By month 18, my emergency fund held three months of expenses, I had zero consumer debt, and I was investing consistently for the first time in my life. I was no longer living paycheck to paycheck. I was building.
What Made It Stick
The changes stuck because they were gradual. I did not overhaul everything in a single month — that approach fails because it requires too much willpower at once. Instead, I made one or two changes per month and let each one become automatic before adding the next.
The tracking also made it stick. Seeing the numbers improve every month created a positive feedback loop. Watching the buffer grow, the debt shrink, and the savings accumulate was genuinely motivating in a way that abstract financial advice never was.

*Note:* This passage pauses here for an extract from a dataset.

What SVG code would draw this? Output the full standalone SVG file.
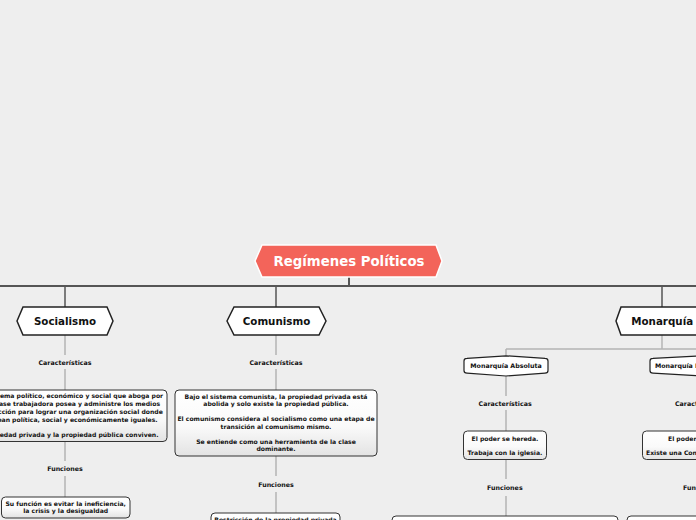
<svg xmlns="http://www.w3.org/2000/svg" width="696" height="520" viewBox="0 0 696 520">
<defs>
<linearGradient id="boxg" x1="0" y1="0" x2="0" y2="1">
<stop offset="0" stop-color="#ffffff"/>
<stop offset="0.55" stop-color="#fafafa"/>
<stop offset="1" stop-color="#e3e3e3"/>
</linearGradient>
</defs>
<style>
.bg{fill:#eeeeee}
.main{fill:none;stroke:#555555;stroke-width:2}
.sub{fill:none;stroke:#555555;stroke-width:1.5}
.lt{fill:none;stroke:#b4b4b4;stroke-width:1.5}
.br{fill:none;stroke:#999999;stroke-width:1}
.hex{fill:#ffffff;stroke:#222222;stroke-width:1.5}
.box{fill:url(#boxg);stroke:#333333;stroke-width:1}
.title{fill:#f3645a;stroke:#ffffff;stroke-width:1.5}
text{font-family:"DejaVu Sans","Verdana",sans-serif;font-weight:bold;fill:#111111}
.tt{font-size:13.3px;fill:#ffffff;text-anchor:middle}
.h1{font-size:10.3px;text-anchor:middle}
.lb{font-size:6.3px;text-anchor:middle}
.bx{font-size:6.1px;text-anchor:middle}
.st{text-anchor:start}
</style>
<rect class="bg" x="0" y="0" width="696" height="520"/>

<g id="connectors">
<path class="main" d="M0,286 H696 M349,277 V286"/>
<path class="sub" d="M65,286 V307 M276,286 V307 M662,286 V307"/>
<path class="lt" d="M65,335 V355 M65,369 V390 M65,441.5 V461 M65,476 V497"/>
<path class="lt" d="M276,335 V355 M276,369 V390 M276,456 V476 M276,492 V513"/>
<path class="br" d="M662,335 V349"/>
<path class="lt" d="M506,349 H696 M506,349 V356"/>
<path class="lt" d="M506,376 V396 M506,410 V431 M506,459.5 V479 M506,496 V516"/>
</g>

<g id="root">
<path class="title" d="M255,261 L262,245 L436,245 L442,261 L436,277 L262,277 Z"/>
<text class="tt" x="349" y="266">Regímenes Políticos</text>
</g>

<g id="socialismo">
<path class="hex" d="M17,321 L23,307 L107,307 L113,321 L107,335 L23,335 Z"/>
<text class="h1" x="65" y="324.8">Socialismo</text>
</g>
<g id="soc-caracteristicas"><text class="lb" x="65" y="364.5">Características</text></g>
<g id="soc-desc">
<rect class="box" x="-37" y="390" width="204" height="51.5" rx="4"/>
<text class="bx" x="65" y="398">Es un sistema político, económico y social que aboga por</text>
<text class="bx" x="65" y="406.3">que la clase trabajadora posea y administre los medios</text>
<text class="bx" x="65" y="414.3">de producción para lograr una organización social donde</text>
<text class="bx" x="65" y="422.2">todos sean política, social y económicamente iguales.</text>
<text class="bx" x="65" y="436.5">La propiedad privada y la propiedad pública conviven.</text>
</g>
<g id="soc-funciones"><text class="lb" x="65" y="471.3">Funciones</text></g>
<g id="soc-func-desc">
<rect class="box" x="1.5" y="497" width="128.5" height="21" rx="4"/>
<text class="bx" x="65.7" y="505.5">Su función es evitar la ineficiencia,</text>
<text class="bx" x="65.7" y="513.2">la crisis y la desigualdad</text>
</g>

<g id="comunismo">
<path class="hex" d="M227,321 L234,307 L319,307 L326,321 L319,335 L234,335 Z"/>
<text class="h1" x="276.5" y="324.8">Comunismo</text>
</g>
<g id="com-caracteristicas"><text class="lb" x="276" y="364.5">Características</text></g>
<g id="com-desc">
<rect class="box" x="175" y="390" width="202" height="66" rx="4"/>
<text class="bx" x="276" y="399">Bajo el sistema comunista, la propiedad privada está</text>
<text class="bx" x="276" y="406.4">abolida y solo existe la propiedad pública.</text>
<text class="bx" x="276" y="421">El comunismo considera al socialismo como una etapa de</text>
<text class="bx" x="276" y="428.7">transición al comunismo mismo.</text>
<text class="bx" x="276" y="443.8">Se entiende como una herramienta de la clase</text>
<text class="bx" x="276" y="451.2">dominante.</text>
</g>
<g id="com-funciones"><text class="lb" x="276" y="486.5">Funciones</text></g>
<g id="com-func-desc">
<rect class="box" x="211" y="513" width="129" height="24" rx="4"/>
<text class="bx" x="275.5" y="521.6">Restricción de la propiedad privada</text>
</g>

<g id="monarquia">
<path class="hex" d="M616,321 L621,307 L703,307 L708,321 L703,335 L621,335 Z"/>
<text class="h1" x="662.2" y="324.8">Monarquía</text>
</g>

<g id="monarquia-absoluta">
<path class="hex" style="stroke-width:1.2" d="M467,358.3 Q464,358.3 464,361 L464,370.5 Q464,373.2 467,373.2 L506,376 L545,373.2 Q548,373.2 548,370.5 L548,361 Q548,358.3 545,358.3 L506,355.8 Z"/>
<text class="lb" x="506" y="368.4">Monarquía Absoluta</text>
</g>
<g id="abs-caracteristicas"><text class="lb" x="505.2" y="405.5">Características</text></g>
<g id="abs-desc">
<rect class="box" x="463.5" y="431" width="83" height="28.5" rx="4"/>
<text class="bx" x="505" y="440.6">El poder se hereda.</text>
<text class="bx" x="505" y="455">Trabaja con la iglesia.</text>
</g>
<g id="abs-funciones"><text class="lb" x="504.8" y="490">Funciones</text></g>
<g id="abs-func-desc">
<rect class="box" x="392" y="516" width="226" height="30" rx="4"/>
</g>

<g id="monarquia-parlamentaria">
<path class="hex" style="stroke-width:1.2" d="M653,358.3 Q650,358.3 650,361 L650,370.5 Q650,373.2 653,373.2 L702,376 L751,373.2 Q754,373.2 754,370.5 L754,361 Q754,358.3 751,358.3 L702,355.8 Z"/>
<text class="lb st" x="655" y="368.4">Monarquía Parlamentaria</text>
</g>
<g id="par-caracteristicas"><text class="lb st" x="675" y="405.5">Características</text></g>
<g id="par-desc">
<rect class="box" x="642.5" y="431" width="120" height="28.5" rx="4"/>
<text class="bx st" x="668" y="440.6">El poder se hereda.</text>
<text class="bx st" x="646" y="455">Existe una Constitución.</text>
</g>
<g id="par-funciones"><text class="lb st" x="683" y="490">Funciones</text></g>
<g id="par-func-desc">
<rect class="box" x="627" y="516" width="150" height="30" rx="4"/>
</g>
</svg>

And the mindset shift — from “I cannot afford to save” to “I cannot afford not to save” — was the most important change of all. When you live paycheck to paycheck, saving feels impossible because there is never anything left. The trick is to save first and spend what remains, rather than spending first and saving what is left. The order matters more than the amount.
If you are where I was — stressed, stretched thin, counting days until payday — know that the exit exists. It is not dramatic or instant. It is slow, boring, and incremental. But 18 months from now, you can be in a fundamentally different position. The first step is the same one I took: pull your statements and face the real numbers. Everything else follows from there.